● WRITTEN PROBLEM:
Return each line of the listing below, unchanged, and omit the images.

● STORED ROWS:
■ ■ ■ ■

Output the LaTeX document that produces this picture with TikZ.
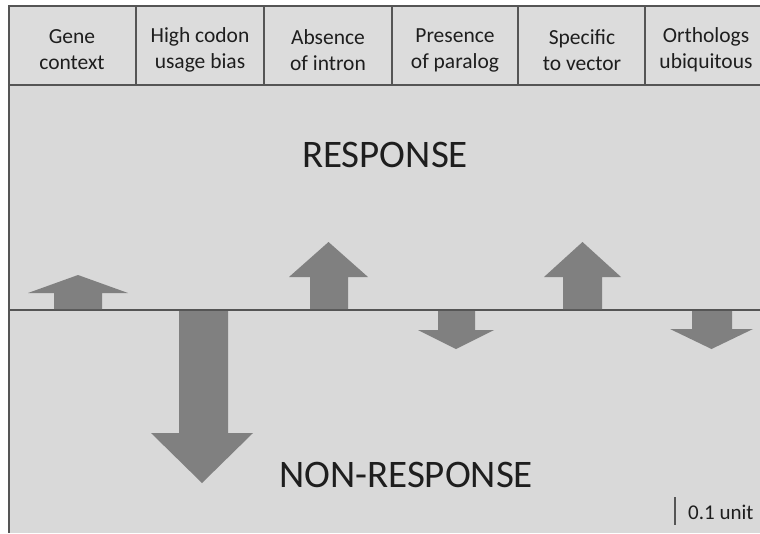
\documentclass[tikz,border=0pt]{standalone}
\usepackage{fontspec}
\setmainfont{Carlito}
\usetikzlibrary{positioning}

\definecolor{panelgray}{HTML}{D9D9D9}
\definecolor{headgray}{HTML}{DCDCDC}
\definecolor{arrowgray}{HTML}{808080}
\definecolor{linegray}{HTML}{555555}
\definecolor{textdark}{HTML}{1E1E1E}

\begin{document}
\begin{tikzpicture}[
    x=1pt,
    y=-1pt,
    headtext/.style={
        align=center,
        inner sep=0pt,
        text=textdark,
        font=\fontsize{21.5}{26}\selectfont
    },
    bigtext/.style={
        inner sep=0pt,
        text=textdark,
        font=\fontsize{39}{44}\selectfont
    },
    unittext/.style={
        inner sep=0pt,
        text=textdark,
        font=\fontsize{21}{25}\selectfont
    },
    frame/.style={draw=linegray, line width=2.6pt},
    divider/.style={draw=linegray, line width=1.8pt},
    bararrow/.style={fill=arrowgray, draw=none}
]
\useasboundingbox (0,0) rectangle (760,533);
\fill[white] (0,0) rectangle (760,533);

% Header row
\fill[headgray] (9,6) rectangle (760,84);
\draw[divider] (760,6) -- (9,6) -- (9,84);
\draw[divider] (136,6) -- (136,84);
\draw[divider] (264,6) -- (264,84);
\draw[divider] (392,6) -- (392,84);
\draw[divider] (518,6) -- (518,84);
\draw[divider] (645,6) -- (645,84);

\node[headtext] (hgene)    at (72,50)  {Gene\\context};
\node[headtext] (hcodon)   at (200,50) {High codon\\usage bias};
\node[headtext] (hintron)  at (328,50) {Absence\\of intron};
\node[headtext] (hparalog) at (455,50) {Presence\\of paralog};
\node[headtext] (hvector)  at (582,50) {Specific\\to vector};
\node[headtext] (hortho)   at (706,50) {Orthologs\\ubiquitous};

% Main panel
\fill[panelgray] (9,85) rectangle (760,533);
\draw[frame] (760,85) -- (9,85) -- (9,533);
\draw[frame] (9,310) -- (760,310);

\node[bigtext] (resp)    at (385,155) {RESPONSE};
\node[bigtext] (nonresp) at (406,475) {NON-RESPONSE};

% Arrows above the line
\fill[bararrow] (54,309) -- (54,293) -- (28,293) -- (78,275) -- (128,293) -- (102,293) -- (102,309) -- cycle;
\fill[bararrow] (310,309) -- (310,277) -- (289,277) -- (328.5,242) -- (368,277) -- (348,277) -- (348,309) -- cycle;
\fill[bararrow] (563,309) -- (563,277) -- (544,277) -- (582.5,242) -- (621,277) -- (602,277) -- (602,309) -- cycle;

% Arrows below the line
\fill[bararrow] (179,311) -- (179,433) -- (151,433) -- (202,483) -- (253,433) -- (228,433) -- (228,311) -- cycle;
\fill[bararrow] (438,311) -- (438,330) -- (418,330) -- (456,349) -- (494,330) -- (475,330) -- (475,311) -- cycle;
\fill[bararrow] (692,311) -- (692,329) -- (670,329) -- (711.5,349) -- (753,329) -- (732,329) -- (732,311) -- cycle;

% Scale bar
\coordinate (bartop) at (675,497);
\coordinate (barbot) at (675,525);
\draw[linegray, line width=1.5pt] (bartop) -- (barbot);
\node[unittext, anchor=west] (unit) at (688,512) {0.1 unit};

\end{tikzpicture}
\end{document}
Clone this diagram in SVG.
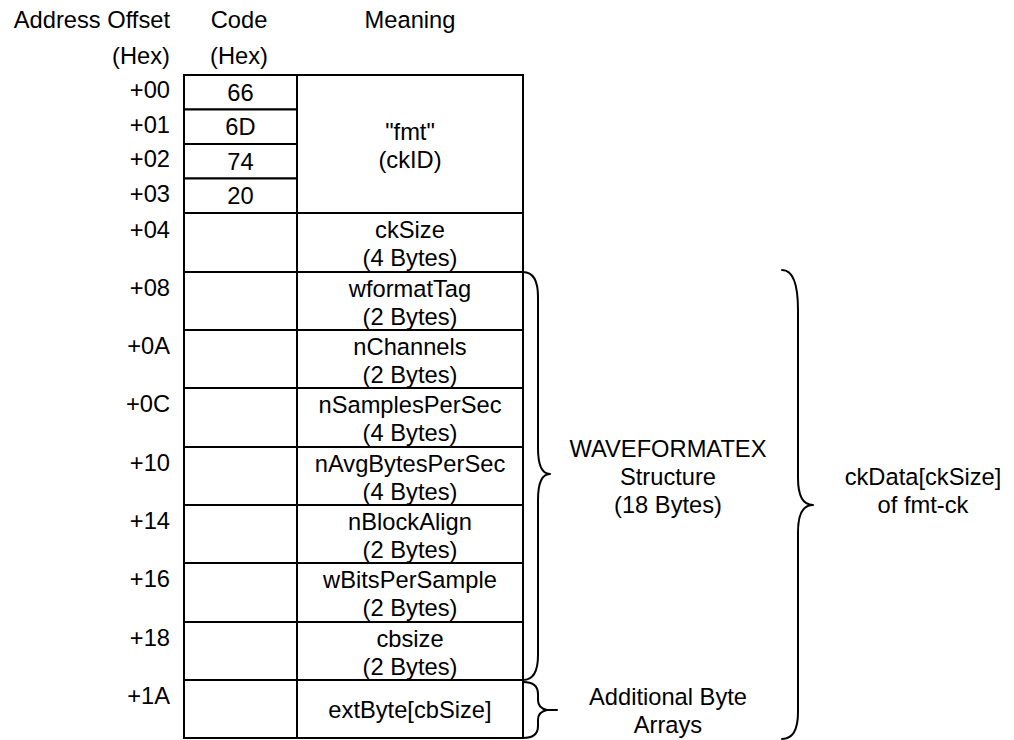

■ ■ ■ ■

● TASK SOLUTION:
Output the LaTeX document that produces this picture with TikZ.
\documentclass[tikz,border=0pt]{standalone}
\usepackage{fontspec}
\setmainfont{Carlito}
\usetikzlibrary{positioning}

\definecolor{panelgray}{HTML}{D9D9D9}
\definecolor{headgray}{HTML}{DCDCDC}
\definecolor{arrowgray}{HTML}{808080}
\definecolor{linegray}{HTML}{555555}
\definecolor{textdark}{HTML}{1E1E1E}

\begin{document}
\begin{tikzpicture}[
    x=1pt,
    y=-1pt,
    headtext/.style={
        align=center,
        inner sep=0pt,
        text=textdark,
        font=\fontsize{21.5}{26}\selectfont
    },
    bigtext/.style={
        inner sep=0pt,
        text=textdark,
        font=\fontsize{39}{44}\selectfont
    },
    unittext/.style={
        inner sep=0pt,
        text=textdark,
        font=\fontsize{21}{25}\selectfont
    },
    frame/.style={draw=linegray, line width=2.6pt},
    divider/.style={draw=linegray, line width=1.8pt},
    bararrow/.style={fill=arrowgray, draw=none}
]
\useasboundingbox (0,0) rectangle (760,533);
\fill[white] (0,0) rectangle (760,533);

% Header row
\fill[headgray] (9,6) rectangle (760,84);
\draw[divider] (760,6) -- (9,6) -- (9,84);
\draw[divider] (136,6) -- (136,84);
\draw[divider] (264,6) -- (264,84);
\draw[divider] (392,6) -- (392,84);
\draw[divider] (518,6) -- (518,84);
\draw[divider] (645,6) -- (645,84);

\node[headtext] (hgene)    at (72,50)  {Gene\\context};
\node[headtext] (hcodon)   at (200,50) {High codon\\usage bias};
\node[headtext] (hintron)  at (328,50) {Absence\\of intron};
\node[headtext] (hparalog) at (455,50) {Presence\\of paralog};
\node[headtext] (hvector)  at (582,50) {Specific\\to vector};
\node[headtext] (hortho)   at (706,50) {Orthologs\\ubiquitous};

% Main panel
\fill[panelgray] (9,85) rectangle (760,533);
\draw[frame] (760,85) -- (9,85) -- (9,533);
\draw[frame] (9,310) -- (760,310);

\node[bigtext] (resp)    at (385,155) {RESPONSE};
\node[bigtext] (nonresp) at (406,475) {NON-RESPONSE};

% Arrows above the line
\fill[bararrow] (54,309) -- (54,293) -- (28,293) -- (78,275) -- (128,293) -- (102,293) -- (102,309) -- cycle;
\fill[bararrow] (310,309) -- (310,277) -- (289,277) -- (328.5,242) -- (368,277) -- (348,277) -- (348,309) -- cycle;
\fill[bararrow] (563,309) -- (563,277) -- (544,277) -- (582.5,242) -- (621,277) -- (602,277) -- (602,309) -- cycle;

% Arrows below the line
\fill[bararrow] (179,311) -- (179,433) -- (151,433) -- (202,483) -- (253,433) -- (228,433) -- (228,311) -- cycle;
\fill[bararrow] (438,311) -- (438,330) -- (418,330) -- (456,349) -- (494,330) -- (475,330) -- (475,311) -- cycle;
\fill[bararrow] (692,311) -- (692,329) -- (670,329) -- (711.5,349) -- (753,329) -- (732,329) -- (732,311) -- cycle;

% Scale bar
\coordinate (bartop) at (675,497);
\coordinate (barbot) at (675,525);
\draw[linegray, line width=1.5pt] (bartop) -- (barbot);
\node[unittext, anchor=west] (unit) at (688,512) {0.1 unit};

\end{tikzpicture}
\end{document}
Clone this diagram in SVG.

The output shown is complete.